To check if Webb is different from other referees (or from pre-World-Cup Webb himself), we assume that all other PL referees are given coins with the same head probability p. So the question is now the same as asking whether Webb's coin has a different head probability than everyone else's. We don't see the head probability for anyone's coins, but we do see the results of their coin flips and can estimate p from it. In our current example, we see that Webb's coin produced 15 heads (home penalties) when he flipped it 23 times (total penalties). For the other PL referees, when the coin was flipped 337 times, it came up heads 203 times. Since we've assumed all other referees are identical, we can assume that a single referee gave 337 penalties of which 203 were given to the home team. If we imagine a string of H's (heads) and T's (tails) that is 337 characters long, it contained 203 H's (about 60%). This gives us an estimate of the head probability p for the average PL referee to be 60% (p=0.6).

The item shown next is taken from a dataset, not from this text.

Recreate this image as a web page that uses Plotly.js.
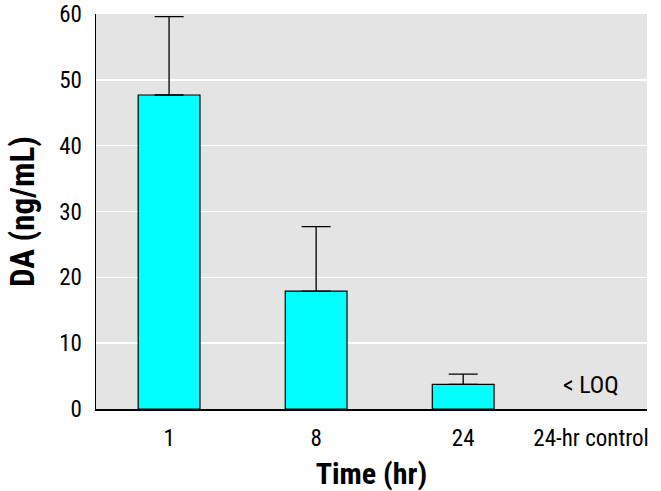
<!DOCTYPE html>
<html>
<head>
<meta charset="utf-8">
<script src="https://cdn.plot.ly/plotly-3.0.1.min.js"></script>
<style>html,body{margin:0;padding:0;background:#fff;}#chart{width:661px;height:491px;}</style>
</head>
<body>
<div id="chart"></div>
<script>
// Data
const categories = ['1', '8', '24', '24-hr control'];
const meanDA = [47.7, 17.9, 3.75, null];      // ng/mL
const errUpper = [11.9, 9.8, 1.55, null];      // upper SD
const controlNote = '< LOQ';
const yTickVals = [0, 10, 20, 30, 40, 50, 60];

const FONT = 'Liberation Sans Narrow, Arial Narrow, Roboto Condensed, sans-serif';
const xPos = categories.map((c, i) => i);
// last label is drawn a little left of its slot so it stays inside the figure
const labelPos = xPos.map((p, i) => i === categories.length - 1 ? p - 0.13 : p);

const trace = {
  type: 'bar',
  x: xPos,
  y: meanDA,
  width: 0.42,
  marker: {color: '#00ffff', line: {color: '#000', width: 1.2}},
  error_y: {
    type: 'data', symmetric: false,
    array: errUpper, arrayminus: errUpper.map(v => 0),
    color: '#000', thickness: 1.3, width: 14.5
  },
  hoverinfo: 'skip'
};

const layout = {
  width: 661, height: 491,
  margin: {l: 96, r: 14, t: 14, b: 82},
  paper_bgcolor: '#fff',
  plot_bgcolor: '#e4e4e4',
  showlegend: false,
  font: {family: FONT, color: '#000', size: 22},
  xaxis: {
    range: [-0.497, 3.25],
    tickmode: 'array', tickvals: labelPos, ticktext: categories,
    showgrid: false, zeroline: false,
    showline: true, linecolor: '#000', linewidth: 1.5,
    ticks: 'outside', ticklen: 8, tickcolor: 'rgba(0,0,0,0)',
    tickfont: {family: FONT, size: 23},
    title: {text: 'Time (hr)', font: {family: FONT, size: 30, weight: 'bold'}, standoff: 12}
  },
  yaxis: {
    range: [0, 60],
    tickmode: 'array', tickvals: yTickVals,
    showgrid: true, gridcolor: '#ffffff', gridwidth: 1.5,
    zeroline: false,
    showline: true, linecolor: '#000', linewidth: 1.5,
    ticks: 'outside', ticklen: 8, tickcolor: 'rgba(0,0,0,0)',
    tickfont: {family: FONT, size: 23},
    title: {text: 'DA (ng/mL)', font: {family: FONT, size: 33, weight: 'bold'}, standoff: 14}
  },
  annotations: [{
    x: labelPos[3], y: 0, xref: 'x', yref: 'y',
    text: controlNote, showarrow: false,
    yanchor: 'bottom', yshift: 8,
    font: {family: FONT, size: 24, color: '#000'}
  }]
};

Plotly.newPlot('chart', [trace], layout, {displayModeBar: false, staticPlot: true});
</script>
</body>
</html>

But if we examined a small set of coin flips from this long string, we have no guarantees that it will contain 60% H's. In the extreme case, if we only examined 1 character, it will be either an H (100% H's) or a T (0% H's). Then our estimate of p would be either 1 or 0. In Webb's string of coin tosses, our estimate of p is 65% (15/23), which seems larger than the average PL referee's 60%. However, this was estimated from only 23 coin flips and could therefore be different from the correct value.

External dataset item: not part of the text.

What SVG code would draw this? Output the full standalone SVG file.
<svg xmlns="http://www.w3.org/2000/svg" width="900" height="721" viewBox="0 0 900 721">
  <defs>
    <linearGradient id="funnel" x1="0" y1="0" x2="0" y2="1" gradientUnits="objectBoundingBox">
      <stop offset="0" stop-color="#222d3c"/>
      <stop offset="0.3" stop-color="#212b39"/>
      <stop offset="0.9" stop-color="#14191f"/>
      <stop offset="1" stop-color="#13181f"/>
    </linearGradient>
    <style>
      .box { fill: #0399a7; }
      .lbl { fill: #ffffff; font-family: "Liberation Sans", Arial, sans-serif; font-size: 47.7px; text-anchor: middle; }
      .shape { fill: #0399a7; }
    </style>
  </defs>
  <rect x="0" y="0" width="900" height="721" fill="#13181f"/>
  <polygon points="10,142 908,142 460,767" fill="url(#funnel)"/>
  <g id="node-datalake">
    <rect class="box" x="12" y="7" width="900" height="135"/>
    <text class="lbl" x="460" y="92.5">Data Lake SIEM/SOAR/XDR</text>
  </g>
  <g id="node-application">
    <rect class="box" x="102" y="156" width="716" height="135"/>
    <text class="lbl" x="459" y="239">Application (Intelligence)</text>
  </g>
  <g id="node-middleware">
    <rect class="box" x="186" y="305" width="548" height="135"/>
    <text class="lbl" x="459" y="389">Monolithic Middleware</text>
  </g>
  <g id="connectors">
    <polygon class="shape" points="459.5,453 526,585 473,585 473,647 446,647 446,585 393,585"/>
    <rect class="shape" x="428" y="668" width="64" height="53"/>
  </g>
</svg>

To avoid this problem, we approach the question differently. Instead, suppose that Webb was just an average PL referee. Then his coin would be identical to everyone's and you could think that if Webb were allowed to make 337 penalty calls, 203 penalties would be given to the home team. If we had 337 penalty calls Webb had made as an average referee, we could choose a random subset of 23 calls and see how many of them were given to the home team (heads). From our 60% estimate of p, we expect the number of heads to be close to 14 (23*0.6=13.8). If we did this many times, we could plot a histogram of the number of heads we get in 23 tosses and we'd see some variability relative to 14. [The histogram here](imgur: the simple image sharer) shows exactly that with the tossing repeated 100,000 times. In fact, we see that a large number of times (about 40% of the time), the number of heads is not only larger than 14, but also larger than 15 (which we think might be a high number of home penalties to give out of 23). So, about 40% of the time, if you asked the average PL referee to make 23 penalty calls, he would make 15 or more home penalty calls. This suggests that Howard Webb's home penalty calls don't indicate any systematic bias towards home teams, just some sampling noise.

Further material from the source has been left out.